Certainly you can learn from this book among other that when perpetrating immoral activity for great profit it is best to handle the immoral activity far from home and then bring the riches back. Ghosh is no historian, though as he points out repeatedly, his technique for writing historical fiction closely mirrors the method of the historian, minus having to learn other languages. Thus, Smoke and Ashes is hugely entertaining, and largely focused on the task at hand but with some digressions, including several chapters on the current opiates crisis in the United States and its roots/historical ironies in the history contained in this book.
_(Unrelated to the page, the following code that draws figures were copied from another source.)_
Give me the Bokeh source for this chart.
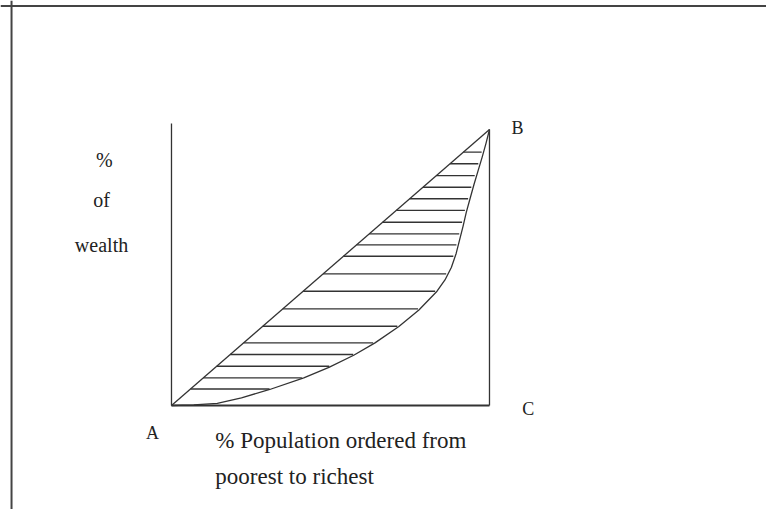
import numpy as np
from bokeh.plotting import figure
from bokeh.models import Span, Label
from bokeh.embed import file_html
from bokeh.resources import INLINE

# Lorenz curve (% population, % wealth)
curve_pop = [0, 7.0, 14.4, 22.0, 30.9, 41.6, 49.5, 57.3, 64.0, 71.5, 77.8, 83.5,
             86.0, 88.0, 89.5, 90.6, 91.7, 92.7, 93.9, 95.1, 96.4, 97.7, 98.9, 100]
curve_wealth = [0, 0.2, 0.8, 2.8, 5.8, 10.0, 13.8, 18.2, 22.7, 28.6, 34.6, 41.4,
                45.5, 50.0, 55.0, 60.0, 65.0, 70.0, 75.0, 80.0, 85.0, 90.0, 95.0, 100]

# line of equality
equality_pop = [0, 100]
equality_wealth = [0, 100]

# heights of the horizontal hatch lines (% wealth)
hatch_levels = [6.0, 10.0, 14.2, 18.5, 22.7, 28.7, 35.0, 41.4, 47.7, 54.1,
                58.2, 62.2, 66.4, 70.7, 74.9, 79.1, 83.3, 87.6, 91.8]

corner_labels = ["A", "B", "C"]
y_label_lines = ["%", "of", "wealth"]
x_label_lines = ["% Population ordered from", "poorest to richest"]

FONT = "Liberation Serif"
INK = "#333333"

p = figure(width=766, height=509, output_backend="svg", toolbar_location=None,
           x_range=(-53.77, 187.11), y_range=(-37.68, 146.74),
           min_border=0, min_border_left=0, min_border_right=0,
           min_border_top=0, min_border_bottom=0)
p.axis.visible = False
p.grid.visible = False
p.outline_line_color = None
p.background_fill_color = "white"

# page border (top and left edges)
p.add_layout(Span(location=144.75, dimension="width", line_color="#444", line_width=2))
p.add_layout(Span(location=-50.3, dimension="height", line_color="#444", line_width=2))

# box: left side, bottom, right side
p.line([0, 0], [0, 102.2], line_color=INK, line_width=1.3)
p.line([0, 100], [0, 0], line_color=INK, line_width=1.8)
p.line([100, 100], [0, 100], line_color=INK, line_width=1.3)

# equality diagonal and Lorenz curve
p.line(equality_pop, equality_wealth, line_color=INK, line_width=1.3)
p.line(curve_pop, curve_wealth, line_color=INK, line_width=1.3)

# hatching between diagonal and curve
lv = np.array(hatch_levels)
x_end = np.interp(lv, curve_wealth, curve_pop)
x_start = np.interp(lv, equality_wealth, equality_pop)
p.segment(x0=x_start, y0=lv, x1=x_end - 0.6, y1=lv, line_color=INK, line_width=1.4)

# corner labels
for txt, (x, y) in zip(corner_labels, [(-6.0, -10.1), (108.8, 100.7), (112.2, -1.1)]):
    p.add_layout(Label(x=x, y=y, text=txt, text_font=FONT, text_font_size="18px",
                       text_color="#222", text_align="center", text_baseline="middle"))

# y label
for txt, (x, y) in zip(y_label_lines, [(-21.1, 88.8), (-22.0, 74.3), (-22.0, 58.0)]):
    p.add_layout(Label(x=x, y=y, text=txt, text_font=FONT, text_font_size="20px",
                       text_color="#222", text_align="center", text_baseline="middle"))

# x label
for txt, (x, y) in zip(x_label_lines, [(13.8, -12.7), (13.8, -25.7)]):
    p.add_layout(Label(x=x, y=y, text=txt, text_font=FONT, text_font_size="23px",
                       text_color="#222", text_align="left", text_baseline="middle"))

open("out.html", "w").write(file_html(p, INLINE))
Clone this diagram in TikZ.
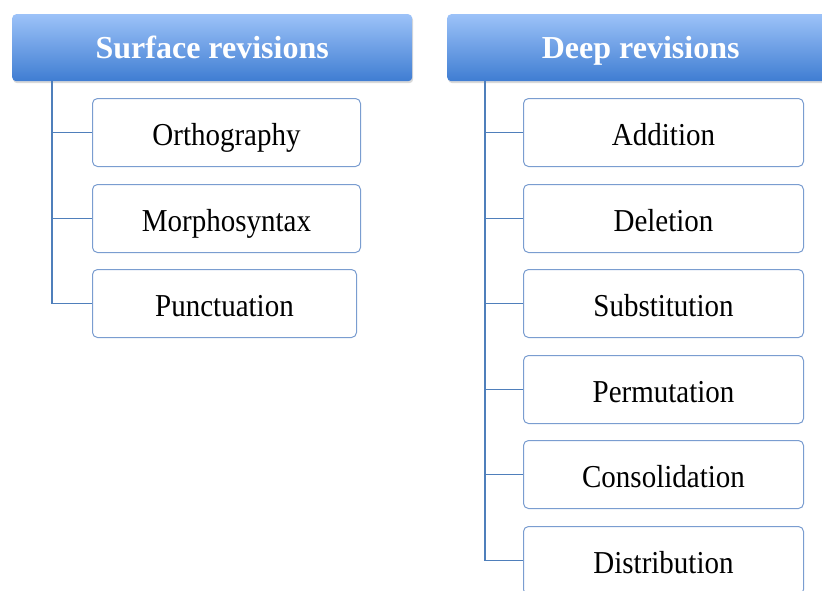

I found most of those observations obvious and the kind of thing that would only be interesting to a reader with no grasp of current events in the US.
On the other hand, his material about the production and export of opium from Bengal to China is very interesting since, as Ghosh points out, the British took great pains to conceal their activity. There are, for example, hardly any pictorial depictions of the giant opium factories that provided the lions share of British overseas revenue for generations. You would think that an Empire so interested in promoting its empirical triumphs would be a model of an Opium Factory in Trafalgar square. In the end, the thesis is depressing and familiar to anyone familiar with the past half millennium of global capitalism: From great crimes come great fortunes.